My bad days are now so few and far between that I had come to believe that they were mercifully at an end. Today, however, was the fifth bad day in a row, more than at any point since I was in hospital in Exeter and in London, when I had very bad days indeed for a solid month. I then experienced little apart from bad days for a few months after leaving hospital, mainly on account of how fragile I felt after having been subjected to such a massive operation.
All the same, I consider myself lucky. I wasn’t pleased when I found myself having a bad day nearly a week ago, but I’m able to recognise it for what it is. I don’t ignore it and in any event, it’s beyond my powers to do so, but I can accept that I’m having a bad time, while I’m extremely fortunate to be able to maintain this stoic attitude for five days. I hope I won’t have to do so for much longer, because I can’t deny that the whole experience is extremely trying and debilitating, and while I flatter myself that I have extensive internal resources, it stands to reason that there must be limits to my tolerance or stoicism.
Earlier today, I had a phone call from my friend Captain Robert Fore and it is always a huge pleasure to speak with him. He didn’t bring the subject up, but while we were chatting, it dawned on me that my bad day or days weren’t remotely in the same league as those endured by the crew of the Primrose when they were stranded off the coast of North Sentinel Island in August 1981.
Given the conditions on the day and the terrifying consequences of something going wrong during the rescue, it’s unthinkable that my bad days remotely compared to Captain Fore’s experience when he chose to come to the aid of the crew of the Primrose by helicopter, so this is something else I became consciously aware of and benefited from during the course of our conversation.
An hour or so later, I decided to go for a stroll with my son Jack and we soon came to the shallow pool in the river where my old dog Blueboy loved to play and cool himself down on warm days such as this. The memories of these countless happy times soothed me as I stood on the bank in the warm rays of the late afternoon sun, while the specific memory of Blueboy and of how much I know he loved me were a balm to my troubled soul.

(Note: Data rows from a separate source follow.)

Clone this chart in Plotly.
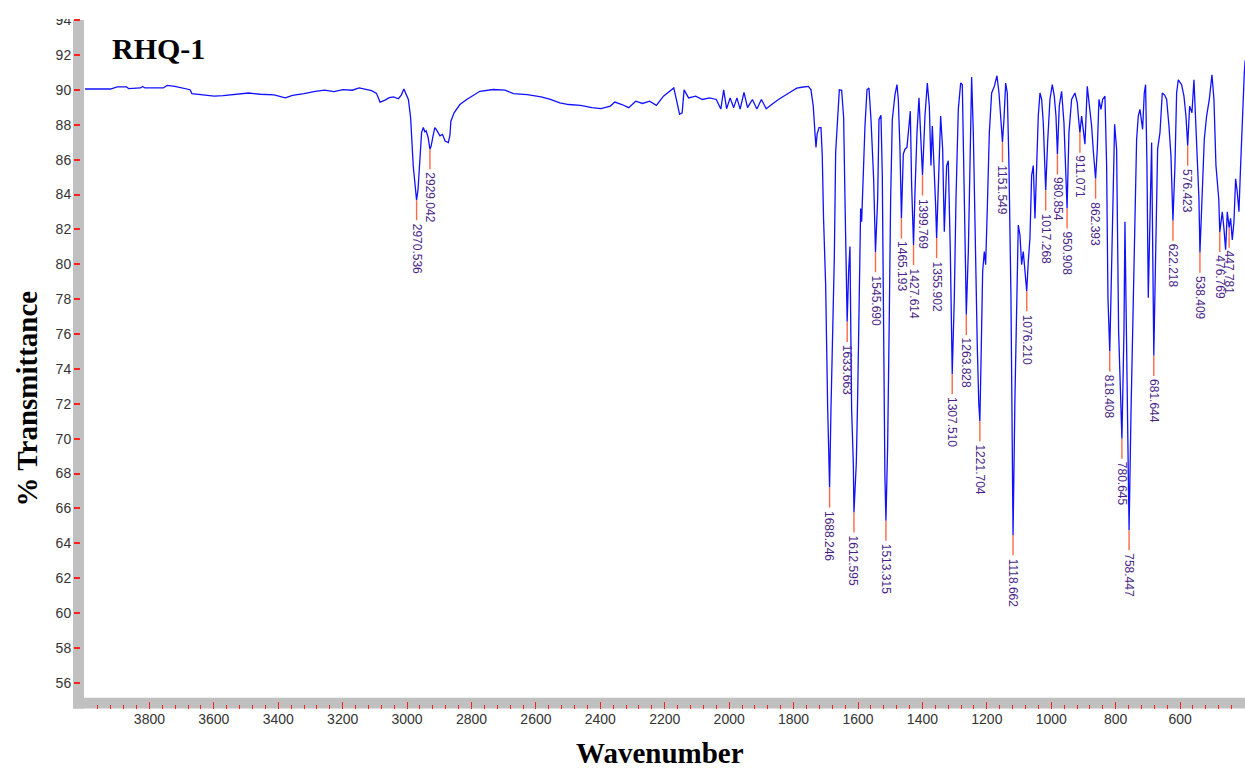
import plotly.graph_objects as go

# ---- spectrum: wavenumber (cm-1) and % transmittance, between labelled peaks ----
BASE_WN = [
    4000, 3921, 3900, 3871, 3864, 3828, 3821, 3814, 3757, 3745, 3721, 3692, 3674, 3668,
    3628, 3599, 3571, 3528, 3492, 3456, 3413, 3378, 3356, 3320, 3285, 3256, 3227, 3199,
    3170, 3149, 3127, 3110, 3095, 3084, 3070, 3055, 3042, 3027, 3018, 3010, 2996, 2989,
    2981, 2975, 2966, 2962, 2958, 2955, 2949.5, 2945, 2941, 2935, 2925, 2920, 2914, 2910,
    2902, 2898, 2890, 2882, 2872, 2867, 2864, 2854, 2836, 2815, 2774, 2732, 2696, 2670,
    2627, 2584, 2555, 2526, 2498, 2462, 2426, 2398, 2369, 2355, 2333, 2312, 2290, 2269,
    2247, 2226, 2204, 2183, 2172, 2164, 2154, 2146, 2140, 2126, 2104, 2083, 2061, 2040,
    2026, 2017, 2008, 1997, 1986, 1976, 1966, 1954, 1943, 1928, 1914, 1900, 1885, 1868,
    1847, 1811, 1790, 1775, 1754, 1746, 1739, 1734, 1730.5, 1727, 1721, 1715, 1711, 1707,
    1700.5, 1694.3, 1684, 1678.8, 1673.6, 1669.4, 1663, 1658, 1650.8, 1644.6, 1640.5,
    1637.4, 1629.1, 1625, 1619.8, 1614.6, 1605.3, 1601.1, 1596, 1591.8, 1588.7, 1583.5,
    1578.4, 1572.1, 1566, 1559.7, 1551.5, 1539, 1534.9, 1528.7, 1524.6, 1520.4, 1516.5,
    1508, 1502.8, 1498.7, 1493.5, 1485.2, 1479, 1474.9, 1469.7, 1459.4, 1454.2, 1448,
    1441.8, 1437.6, 1433.5, 1423.1, 1416.9, 1410.7, 1404.5, 1392.1, 1384.8, 1378.6,
    1373.5, 1369.3, 1363.1, 1359, 1348.6, 1343.4, 1337.2, 1332.1, 1324.8, 1319.7, 1313.4,
    1309.9, 1301, 1295.8, 1288.6, 1281.3, 1276.2, 1271, 1266.5, 1257.5, 1252.4, 1247.2,
    1242, 1235.8, 1229.6, 1225, 1218.2, 1213, 1207.9, 1203.7, 1198.6, 1192.3, 1185.1,
    1176.8, 1168.6, 1162.3, 1157.2, 1146.8, 1141.6, 1136.5, 1131.3, 1125.1, 1121, 1112.7,
    1107.5, 1102.4, 1097.2, 1092, 1086.9, 1081.7, 1071.3, 1066.2, 1061, 1055.8, 1050.6,
    1045.5, 1040.3, 1035.1, 1029.9, 1024.8, 1020.5, 1011.3, 1004.1, 996.8, 990.6, 985.4,
    975.1, 967.9, 960.6, 955.4, 945.1, 936.8, 926.5, 919.2, 915.1, 905.7, 900.6, 895.4,
    888.2, 881.9, 874.7, 869.5, 857.1, 851.9, 845.7, 840.5, 833.3, 828.1, 824, 814.7,
    809.5, 803.3, 797.1, 790.9, 784.7, 774.3, 771.2, 768.1, 763, 752.5, 745.3, 740.2,
    735, 729.8, 724.6, 716.4, 711.2, 707.1, 702.9, 698.8, 693.6, 688.4, 684.5, 676.5,
    669.8, 662.5, 655.3, 648, 641.8, 634.6, 628.4, 616, 610.8, 605.6, 595.3, 588, 581.8,
    570.4, 563.2, 557, 548.7, 541.5, 531.1, 524.9, 517.7, 509.4, 501.1, 494.9, 488.7,
    483.5, 480, 469, 463.9, 458.7, 453.5, 443.2, 438, 432.8, 427.6, 422.5, 417.3, 412.1,
    406.9, 400.7, 398,
]
BASE_T = [
    90.05, 90.05, 90.17, 90.17, 90.07, 90.11, 90.19, 90.11, 90.11, 90.26, 90.20, 90.09, 90.01, 89.79,
    89.71, 89.64, 89.67, 89.75, 89.82, 89.75, 89.71, 89.54, 89.69, 89.79, 89.92, 89.98, 89.90, 90.01,
    89.98, 90.11, 90.01, 89.96, 89.80, 89.30, 89.40, 89.55, 89.60, 89.49, 89.70, 90.05, 89.45, 88.40,
    85.66, 84.30, 84.30, 85.66, 87.00, 87.55, 87.84, 87.60, 87.65, 87.30, 86.80, 87.30, 87.84, 87.75,
    87.45, 87.36, 87.45, 87.07, 86.98, 87.40, 88.20, 88.68, 89.16, 89.45, 89.92, 90.02, 89.98, 89.79,
    89.73, 89.60, 89.45, 89.26, 89.16, 89.11, 88.98, 88.92, 89.07, 89.30, 89.16, 88.98, 89.35, 89.22,
    89.35, 89.11, 89.64, 89.92, 90.11, 89.45, 88.60, 88.68, 90.00, 89.54, 89.64, 89.45, 89.54, 89.45,
    88.90, 90.00, 88.92, 89.54, 88.98, 89.54, 88.90, 89.86, 88.98, 89.45, 88.90, 89.45, 88.92, 89.16,
    89.45, 89.86, 90.10, 90.15, 90.20, 90.00, 89.07, 87.65, 86.70, 87.46, 87.84, 87.84, 86.23, 82.63,
    78.84, 71.83, 71.64, 75.24, 80.36, 86.42, 88.40, 90.00, 89.98, 88.40, 83.76,
    81.11, 79.60, 81.02, 71.64, 68.61, 68.60, 72.40, 79.20, 83.20, 82.44, 85.66,
    87.93, 90.01, 90.11, 88.30, 84.90, 83.76, 88.30, 88.54, 85.09, 74.30, 67.85,
    69.56, 77.13, 83.76, 88.30, 89.73, 90.30, 89.45, 86.60, 86.32, 86.60, 86.70,
    88.30, 88.78, 84.52, 84.14, 87.55, 89.54, 86.80, 88.50, 90.39, 89.07,
    85.66, 87.93, 85.47, 83.39, 85.66, 88.50, 86.60, 81.87, 85.66, 85.94, 80.73,
    76.19, 78.08, 83.76, 88.88, 90.39, 90.30, 85.66, 80.17, 80.73, 85.66, 90.73,
    87.55, 79.98, 75.24, 72.00, 74.30, 79.60, 80.73, 79.98, 83.20, 87.55, 89.82,
    90.20, 90.81, 89.82, 88.50, 88.31, 90.39, 89.82, 85.66, 78.08, 71.45, 72.40,
    78.08, 82.25, 81.68, 79.98, 80.73, 79.60, 80.17, 81.49, 85.09, 85.66, 82.63,
    86.04, 88.50, 89.82, 89.45, 88.12, 85.50, 86.98, 89.45, 90.30, 89.64, 88.50,
    89.07, 89.92, 88.12, 85.66, 87.55, 89.45, 89.82, 89.26, 88.31, 88.50, 87.55, 86.89,
    90.20, 89.07, 87.93, 86.51, 86.60, 89.45, 88.88, 89.45, 89.64, 85.66, 78.08, 78.08,
    83.76, 88.03, 86.60, 76.19, 72.40, 76.19, 82.44, 78.08, 69.56, 71.45, 78.08, 83.76,
    87.17, 88.50, 88.88, 87.74, 89.82, 90.30, 85.66, 78.08, 81.87, 86.98, 79.98, 79.98,
    86.60, 87.55, 89.82, 89.70, 89.45, 87.93, 86.23, 85.66, 89.82, 90.58, 90.30, 89.64, 88.50,
    89.07, 88.69, 90.58, 86.60, 83.76, 84.71, 87.17, 88.50, 89.45, 90.87, 89.45, 85.66,
    84.14, 83.76, 83.01, 82.06, 80.83, 83.01, 82.63, 81.40, 82.44, 84.90, 84.14, 83.01, 85.66,
    88.50, 90.96, 91.70,
]

# ---- picked peaks: position and transmittance at the band minimum ----
PEAK_WN = [
    2970.536, 2929.042, 1688.246, 1633.663, 1612.595, 1545.690, 1513.315, 1465.193,
    1427.614, 1399.769, 1355.902, 1307.510, 1263.828, 1221.704, 1151.549, 1118.662,
    1076.210, 1017.268, 980.854, 950.908, 911.071, 862.393, 818.408, 780.645, 758.447,
    681.644, 622.218, 576.423, 538.409, 476.769, 447.781,
]
PEAK_T = [
    83.67, 86.60, 67.20, 76.70, 65.77, 80.70, 65.30, 82.63,
    81.10, 85.10, 81.50, 73.70, 77.10, 71.00, 87.00, 64.47,
    78.45, 84.24, 86.30, 83.20, 87.55, 84.90, 75.00, 70.00, 64.75,
    74.75, 82.50, 86.80, 80.66, 81.85, 82.10,
]

X_TICKS = list(range(3800, 399, -200))
Y_TICKS = list(range(56, 95, 2))

# ---- geometry (pixels) ----
W, H = 1245, 770
PLOT_L, PLOT_R = 85, 1245
PLOT_T, PLOT_B = 12, 697
BAND = 11                      # thickness of the grey axis bands
LEADER = 1.15                  # length of the peak marker, in %T units

X_RANGE = [4000, 398.5]
Y_RANGE = [55.15, 94.07]

BLUE = "#1010ff"
MARK = "#ff6a45"
LABEL = "#4a1f8a"
SERIF = "Liberation Serif, Times New Roman, serif"
SANS = "Liberation Sans Narrow, Liberation Sans, Arial, sans-serif"


def px(x):
    return x / W


def py(y):
    return 1 - y / H


# merge the band minima into the spectrum so the curve passes through them
pairs = sorted(zip(BASE_WN + PEAK_WN, BASE_T + PEAK_T), key=lambda p: -p[0])
spec_wn = [p[0] for p in pairs]
spec_t = [p[1] for p in pairs]

fig = go.Figure()
fig.add_trace(go.Scatter(
    x=spec_wn, y=spec_t, mode="lines",
    line=dict(color=BLUE, width=1.3), hoverinfo="skip", showlegend=False,
))

# red peak markers hanging below each band minimum
mx, my = [], []
for w, t in zip(PEAK_WN, PEAK_T):
    mx += [w, w, None]
    my += [t, t - LEADER, None]
fig.add_trace(go.Scatter(
    x=mx, y=my, mode="lines", line=dict(color=MARK, width=1.4),
    hoverinfo="skip", showlegend=False,
))

annotations = []
for w, t in zip(PEAK_WN, PEAK_T):
    annotations.append(dict(
        x=w, y=t - LEADER, xref="x", yref="y", text=f"{w:.3f}",
        showarrow=False, textangle=90, xanchor="center", yanchor="top",
        yshift=-2, borderpad=0,
        font=dict(family="Liberation Sans, Arial, sans-serif", size=12, color=LABEL),
    ))

annotations += [
    dict(x=px(158), y=py(42), xref="paper", yref="paper", text="<b>RHQ-1</b>",
         showarrow=False, xanchor="center", yanchor="middle",
         font=dict(family=SERIF, size=30, color="#000")),
    dict(x=px(27), y=py(395), xref="paper", yref="paper", text="<b>% Transmittance</b>",
         showarrow=False, textangle=-90, xanchor="center", yanchor="middle",
         font=dict(family=SERIF, size=29, color="#000")),
    dict(x=px(660), y=py(753), xref="paper", yref="paper", text="<b>Wavenumber</b>",
         showarrow=False, xanchor="center", yanchor="middle",
         font=dict(family=SERIF, size=29, color="#000")),
]

shapes = [
    # grey band along the left edge
    dict(type="rect", xref="paper", yref="paper", layer="below",
         x0=px(PLOT_L - BAND - 1), x1=px(PLOT_L - 1), y0=py(PLOT_B + BAND), y1=py(PLOT_T + 1),
         fillcolor="#c0c0c0", line=dict(width=0)),
    # grey band along the bottom edge
    dict(type="rect", xref="paper", yref="paper", layer="below",
         x0=px(PLOT_L - BAND - 1), x1=1, y0=py(PLOT_B + BAND), y1=py(PLOT_B),
         fillcolor="#c0c0c0", line=dict(width=0)),
    # clip strip at the very top
    dict(type="rect", xref="paper", yref="paper", layer="above",
         x0=0, x1=px(PLOT_L), y0=py(PLOT_T), y1=1,
         fillcolor="white", line=dict(width=0)),
]

fig.update_layout(
    width=W, height=H, autosize=False,
    margin=dict(l=0, r=0, t=0, b=0, pad=0),
    paper_bgcolor="white", plot_bgcolor="white",
    showlegend=False,
    annotations=annotations,
    shapes=shapes,
    xaxis=dict(
        domain=[px(PLOT_L), 1], range=X_RANGE, anchor="free", position=py(PLOT_B + BAND),
        tickmode="array", tickvals=X_TICKS, ticktext=[str(v) for v in X_TICKS],
        ticks="inside", ticklen=7, tickwidth=1.2, tickcolor="#ff2020",
        minor=dict(dtick=40, tick0=0, ticks="inside", ticklen=4, tickwidth=1.2,
                   tickcolor="#ff2020", showgrid=False),
        showgrid=False, zeroline=False, showline=False,
        tickfont=dict(family=SANS, size=14, color="#333"),
    ),
    yaxis=dict(
        domain=[py(PLOT_B), py(PLOT_T)], range=Y_RANGE, anchor="free", position=px(80),
        tickmode="array", tickvals=Y_TICKS, ticktext=[str(v) for v in Y_TICKS],
        ticks="outside", ticklen=6, tickwidth=1.5, tickcolor="#ff2020",
        showgrid=False, zeroline=False, showline=False,
        tickfont=dict(family=SANS, size=14, color="#333"),
    ),
)

fig.write_html("out.html")
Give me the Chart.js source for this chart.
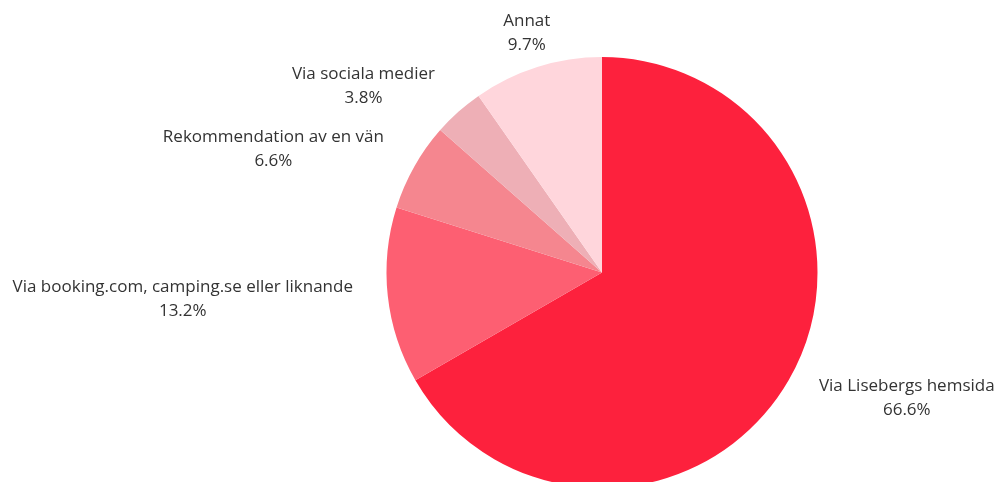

These are all good things, so I’m grateful for the mental qualities that I possess and I greatly appreciate the kind efforts of others that I sometimes speak and correspond with, that help to ease my recovery along. Be that as it may, the operation I underwent at the end of March this year is a common one that’s been successfully carried out for decades, so it’s inevitable that I find myself wondering yet again why the medical profession seems to be able to do so little for me, because I should surely be feeling far better than I do.